Proclaiming God can cause good to come from the actions of evil is not the same as claiming God is the will behind all actions. In fact to claim He can make good come from evil means that He cannot be the causer of the original evil action. Otherwise He isn't turning good from evil but just making it all work out like a puzzle. He is causing both evil and good. 

Your claim that it means God is omnipotent if He wills all should be saved, but not all are saved, is also wrong. That is only the case in your belief where God is the only will. That He is all-powerful but doesn't enslave you to Him is the truth. He leaves you the gift of your agency to choose to follow and serve Him, and thus grow form the experience. That some choose not to in no way limit's God's omnipotence. It means He loves you enough to allow you to live your life as you would. 

And if all will is ultimately nothing more than God's will then every single action is ultimate attributable to God. After all, I would never swear, steal, commit adultery, or worship false gods if God didn't make me. And all those things are clearly sins and therefore evil. Yet I didn't do those things. God did them through me. It is Him sinning, not I. Not only does your belief make God the originator of sin, it makes Him the prime sinner. Even Satan is doing no more than God's will. Its not Satan's fault he is evil. Its God who is evil acting His will through the guise of Satan. 

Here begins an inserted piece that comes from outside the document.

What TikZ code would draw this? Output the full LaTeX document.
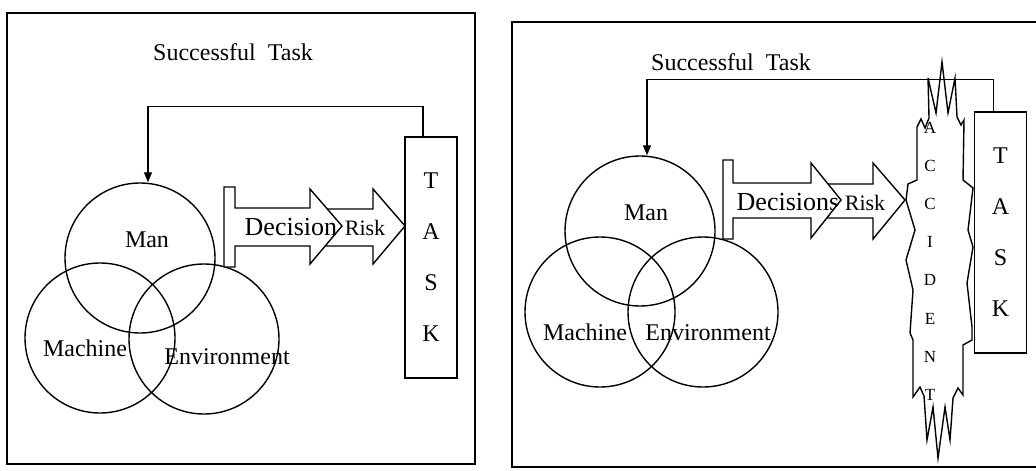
\documentclass[tikz,border=0pt]{standalone}
\usepackage{fontspec}
\setmainfont{Liberation Serif}
\usetikzlibrary{arrows.meta}

\begin{document}
\begin{tikzpicture}[x=0.5pt, y=-0.5pt, line width=0.7pt,
	venn/.style={circle, draw, minimum size=75pt, inner sep=0pt},
	lbl/.style={font=\fontsize{12}{14}\selectfont, inner sep=0pt},
	declbl/.style={font=\fontsize{13}{15}\selectfont, inner sep=0pt, anchor=west},
	risklbl/.style={font=\fontsize{11}{13}\selectfont, inner sep=0pt},
	acclbl/.style={font=\fontsize{8.5}{10}\selectfont, inner sep=0pt},
	taskbox/.style={draw, minimum width=26pt, minimum height=120.5pt, inner sep=0pt, align=center, font=\fontsize{12}{25.5}\selectfont},
	blockarrow/.style={draw, fill=white, line join=miter},
	back/.style={-{Triangle[length=5pt, width=4pt]}}]
	\useasboundingbox (0,0) rectangle (1036,470);
	\draw (7,13) rectangle (475,464);
	\draw (1036,22) -- (512,22) -- (512,467) -- (1036,467);
	% successful task
	\node[lbl] (titleL) at (233,52) {Successful\ \ Task};
	\node[venn] (manL) at (140,258) {};
	\node[venn] (machL) at (100,338) {};
	\node[venn] (envL) at (204,339) {};
	\node[lbl] (manLtxt) at (147,240) {Man};
	\node[lbl] (machLtxt) at (85,348) {Machine};
	\node[lbl] (envLtxt) at (227,357) {Environment};
	\node[taskbox] (taskL) at (431,257.5) {T\\A\\S\\K};
	\draw[back] ([xshift=-4pt]taskL.north) -- ++(0,-30) -| ([xshift=4pt]manL.north);
	\draw[blockarrow] (320,209) -- (373,209) -- (373,189) -- (405,226) -- (373,264) -- (373,246) -- (320,246) -- cycle;
	\draw[blockarrow] (224,187) -- (235,187) -- (235,208) -- (310,208) -- (310,189) -- (342,226) -- (310,264) -- (310,246) -- (235,246) -- (235,267) -- (224,267) -- cycle;
	\begin{scope}
		\clip (224,187) -- (235,187) -- (235,208) -- (310,208) -- (310,189) -- (342,226) -- (310,264) -- (310,246) -- (235,246) -- (235,267) -- (224,267) -- cycle;
		\node[declbl] (decL) at (244,227) {Decision};
	\end{scope}
	\node[risklbl] (riskL) at (365,228) {Risk};
	% accident
	\node[lbl] (titleR) at (731,62) {Successful\ \ Task};
	\node[venn] (manR) at (640,231) {};
	\node[venn] (machR) at (600,312) {};
	\node[venn] (envR) at (703,312) {};
	\node[lbl] (manRtxt) at (646,213) {Man};
	\node[lbl] (machRtxt) at (585,332) {Machine};
	\node[lbl] (envRtxt) at (708,333) {Environment};
	\node[taskbox] (taskR) at (1000.5,232.5) {T\\A\\S\\K};
	\draw[back] ([xshift=-3.5pt]taskR.north) -- ++(0,-32) -| ([xshift=3.5pt]manR.north);
	\draw[blockarrow] (825,184) -- (873,184) -- (873,163) -- (905,200) -- (873,239) -- (873,218) -- (825,218) -- cycle;
	\draw[blockarrow] (723,160) -- (733,160) -- (733,183) -- (811,183) -- (811,163) -- (841,200) -- (811,238) -- (811,218) -- (733,218) -- (733,239) -- (723,239) -- cycle;
	\begin{scope}
		\clip (723,160) -- (733,160) -- (733,183) -- (811,183) -- (811,163) -- (841,200) -- (811,238) -- (811,218) -- (733,218) -- (733,239) -- (723,239) -- cycle;
		\node[declbl] (decR) at (736,202) {Decisions};
	\end{scope}
	\node[risklbl] (riskR) at (865,203) {Risk};
	\draw[line join=miter] (917,180) -- (917,127) -- (921,119) -- (925,128) -- (929,118) -- (928,78) -- (936,113) -- (942,62)
		-- (948,113) -- (955,78) -- (957,117) -- (961,125) -- (964,120) -- (963,180) -- (973,188) -- (968,230)
		-- (973,247) -- (967,283) -- (972,327) -- (972,340) -- (963,345) -- (963,395) -- (958,388) -- (953,398)
		-- (950,440) -- (945,407) -- (938,458) -- (933,407) -- (927,440) -- (924,396) -- (920,387) -- (913,397)
		-- (913,340) -- (910,333) -- (913,290) -- (906,260) -- (915,230) -- (906,200) -- (908,184) -- cycle;
	\foreach \c [count=\i from 0] in {A,C,C,I,D,E,N,T}
		\node[acclbl] (acc\i) at (930,128+38.1*\i) {\c};
\end{tikzpicture}
\end{document}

Also you clearly do not understand how justice and mercy inter-relate. God's justice demands punishment for sins. Christ took that punishment upon Himself. This frees us form the condemnation of justice and saves us through the grace of mercy. Justice is satisfied by Christ being punished for our sins, and we are purified and made sinless by the same sacrifice. Thus His justice is fully satisfied and we are saved.

----------


## Captain Caveman

> “O Jerusalem, Jerusalem, the one who kills the prophets and stones those who are sent to her! *How often I wanted to gather your children together, as a hen gathers her brood under her wings, but you were not willing!*"  Luke 13:34
> 
> 
> And spare me your revisionist Calvinistic explanation for this verse which goes counter to the understanding of this verse from the very beginning.  You ignore the verses that go counter to your innovative doctrines and if that fails, then you twist them around to justify the innovative, progressive, alternative and contradictory beliefs which you have accepted to be true, even as it flies in the face of the witness of the Church from the beginning.

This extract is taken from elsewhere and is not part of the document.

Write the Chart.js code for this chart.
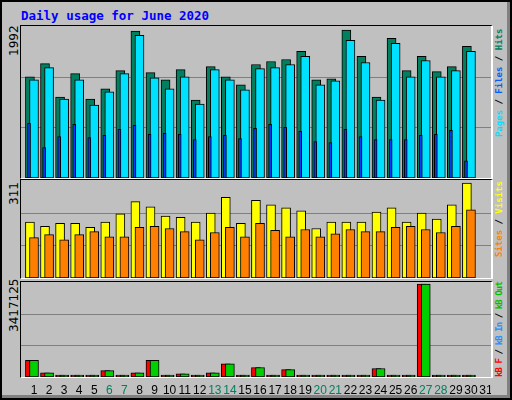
<!DOCTYPE html>
<html>
<head>
<meta charset="utf-8">
<script src="https://cdn.jsdelivr.net/npm/chart.js@4/dist/chart.umd.min.js"></script>
<style>
  body { margin: 0; background: #fff; }
  #frame { position: absolute; left: 0; top: 0; width: 508px; height: 396px; background: #C0C0C0;
           border: 2px solid #000; box-shadow: inset -3px -3px 0 #808080; overflow: hidden; }
  .title { position: absolute; left: 19px; top: 6px; font: bold 12.5px "DejaVu Sans Mono", monospace; color: #0000FF; }
  .panel { position: absolute; left: 18px; width: 470px; border-top: 1px solid #000; border-left: 1px solid #000;
           border-right: 2px solid #fff; border-bottom: 1px solid #fff; }
  .panel canvas { position: absolute; left: 0; top: 0; }
  .vtick { position: absolute; transform-origin: 0 0; transform: rotate(-90deg); font: 12px "DejaVu Sans", sans-serif; color: #000; white-space: nowrap; }
  .vlabel { position: absolute; transform-origin: 0 0; transform: rotate(-90deg); font: bold 9px "DejaVu Sans Mono", monospace; white-space: nowrap; }
</style>
</head>
<body>
<div id="frame">
  <div class="title">Daily usage for June 2020</div>
  <div class="panel" style="top:23px;height:152px"><canvas id="c1"></canvas></div>
  <div class="panel" style="top:177px;height:98px"><canvas id="c2"></canvas></div>
  <div class="panel" style="top:279px;height:95px"><canvas id="c3"></canvas></div>
  <div class="vtick" style="left:5px;top:54px">1992</div>
  <div class="vtick" style="left:5px;top:203px">311</div>
  <div class="vtick" style="left:5px;top:330px">3417125</div>
  <div class="vlabel" style="left:492px;top:135px"><span style="color:#00E0FF">Pages</span> / <span style="color:#0060FF">Files</span> / <span style="color:#00805F">Hits</span></div>
  <div class="vlabel" style="left:492px;top:255px"><span style="color:#FF8000">Sites</span> / <span style="color:#FFFF00">Visits</span></div>
  <div class="vlabel" style="left:492px;top:375px;letter-spacing:-0.9px"><span style="color:#FF0000">kB F</span> / <span style="color:#1E90FF">kB In</span> / <span style="color:#00C000">kB Out</span></div>
</div>
<script>
const days = Array.from({ length: 30 }, (_, i) => i + 1);
const dayLabels = ["1","2","3","4","5","6","7","8","9","10","11","12","13","14","15","16","17","18","19","20","21","22","23","24","25","26","27","28","29","30","31"];
const weekendDays = [6, 7, 13, 14, 20, 21, 27, 28];

const hits = [1364,1541,1091,1405,1064,1200,1446,1980,1419,1323,1460,1050,1500,1364,1255,1528,1569,1596,1705,1323,1337,1992,1637,1091,1882,1446,1637,1432,1500,1773];
const files = [1323,1487,1064,1323,982,1159,1405,1923,1350,1200,1364,996,1459,1323,1187,1473,1487,1528,1637,1255,1309,1855,1555,1050,1814,1364,1582,1364,1446,1705];
const pages = [737,409,559,723,546,573,655,709,587,600,587,518,559,573,532,668,723,682,627,491,477,655,559,518,518,518,573,587,641,232];

const visits = [183,169,179,179,166,183,210,250,233,203,199,183,213,264,179,254,240,230,220,162,183,183,183,216,230,183,213,193,240,311];
const sites = [132,142,125,142,152,135,135,166,169,162,152,125,149,166,135,179,156,135,159,135,145,159,152,152,166,169,159,149,169,223];

const kbF = [611000,150000,0,0,0,237000,0,150000,611000,0,112000,0,150000,486000,0,349000,0,274000,0,0,0,0,0,312000,0,0,3417125,0,0,0];
const kbOut = [611000,150000,0,0,0,237000,0,150000,611000,0,112000,0,150000,486000,0,349000,0,274000,0,0,0,0,0,312000,0,0,3417125,0,0,0];

const gridPlugin = {
  id: 'thirds',
  beforeDatasetsDraw(chart) {
    const { ctx, chartArea: a } = chart;
    ctx.save();
    ctx.strokeStyle = '#808080';
    ctx.lineWidth = 1;
    [1, 2].forEach(k => {
      const y = Math.round(a.bottom - (a.bottom - a.top) * k / 3) + 0.5;
      ctx.beginPath(); ctx.moveTo(a.left, y); ctx.lineTo(a.right, y); ctx.stroke();
    });
    ctx.restore();
  }
};

const labelPlugin = {
  id: 'days',
  afterDraw(chart) {
    if (!chart.options.plugins.days) return;
    const { ctx, chartArea: a } = chart;
    const x = chart.scales.x;
    ctx.save();
    ctx.font = '12px "Liberation Sans", sans-serif';
    ctx.textAlign = 'center';
    ctx.textBaseline = 'middle';
    dayLabels.forEach((lab, i) => {
      ctx.fillStyle = weekendDays.includes(i + 1) ? '#00805F' : '#000';
      ctx.fillText(lab, x.getPixelForValue(i + 1), a.bottom + 14);
    });
    ctx.restore();
  }
};

function pts(arr, off) {
  return arr.map((v, i) => ({ x: days[i] + off, y: v }));
}

function bar(label, data, off, color, width, order, minLen) {
  return {
    label, data: pts(data, off), backgroundColor: color, borderColor: '#000',
    borderWidth: 1, borderSkipped: false, barThickness: width, order,
    minBarLength: minLen || 0, grouped: false
  };
}

function makeChart(id, w, h, datasets, max, padBottom, showDays) {
  const cv = document.getElementById(id);
  cv.width = w; cv.height = h + padBottom;
  cv.style.width = w + 'px'; cv.style.height = (h + padBottom) + 'px';
  return new Chart(cv, {
    type: 'bar',
    data: { datasets },
    options: {
      responsive: false,
      animation: false,
      layout: { padding: { left: 0, right: 0, top: 0, bottom: padBottom } },
      plugins: { legend: { display: false }, tooltip: { enabled: false }, days: showDays },
      scales: {
        x: { type: 'linear', display: false, min: 0.137, max: 31.33, offset: false },
        y: { display: false, min: 0, max }
      }
    },
    plugins: [gridPlugin, labelPlugin]
  });
}

makeChart('c1', 470, 152, [
  bar('Hits', hits, -0.27, '#00805F', 9, 3),
  bar('Files', files, 0, '#00E0FF', 9, 2),
  bar('Pages', pages, -0.33, '#0040FF', 3, 1)
], 2047, 0, false);

makeChart('c2', 470, 98, [
  bar('Visits', visits, -0.27, '#FFFF00', 9, 2),
  bar('Sites', sites, 0, '#FF8000', 9, 1)
], 321, 0, false);

makeChart('c3', 470, 95, [
  bar('kB F', kbF, -0.27, '#FF0000', 9, 2, 2),
  bar('kB Out', kbOut, 0, '#00D000', 9, 1, 2)
], 3492228, 24, true);
</script>
</body>
</html>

I think what AB is saying (that I happen to agree with), is that God's door is always open, but you must choose to walk through it. God's ways are not our ways, if He hardens someone He probably has an all-knowing reason. I don't think you can "blame" AB for saying "it's all on God" no more than we can blame you for saying "it's all on man". If men could save themselves, Christ paid a horrible price for nothing. If God alone saved us (even if it was against our wishes), then free will has no place either.

Think of it like a contract (covenant). There are two parties in the contract, and each party holds up to their end of the bargain for the contract to be filled.

----------


## Sola_Fide

> Why is paul more important than christ? Why are christians so caught up in Pauls letters instead of christ's words?


If that was the standard (its not) then you would have no reason not to believe the doctrines of grace, because Jesus clearly taught the doctrines of grace.   I was going to start a thread and post all the verses where Jesus teaches election and predestination.  There are MANY of them.

Here is a couple off the top of my head:




> John 6:44 NASB
> 
> No one can come to Me unless the Father who sent Me draws him; and I will raise him up on the last day.





> Matthew 11:25 NASB
> 
> At that time Jesus said, "I praise You, Father, Lord of heaven and earth, that You have hidden these things from the wise and intelligent and have revealed them to infants.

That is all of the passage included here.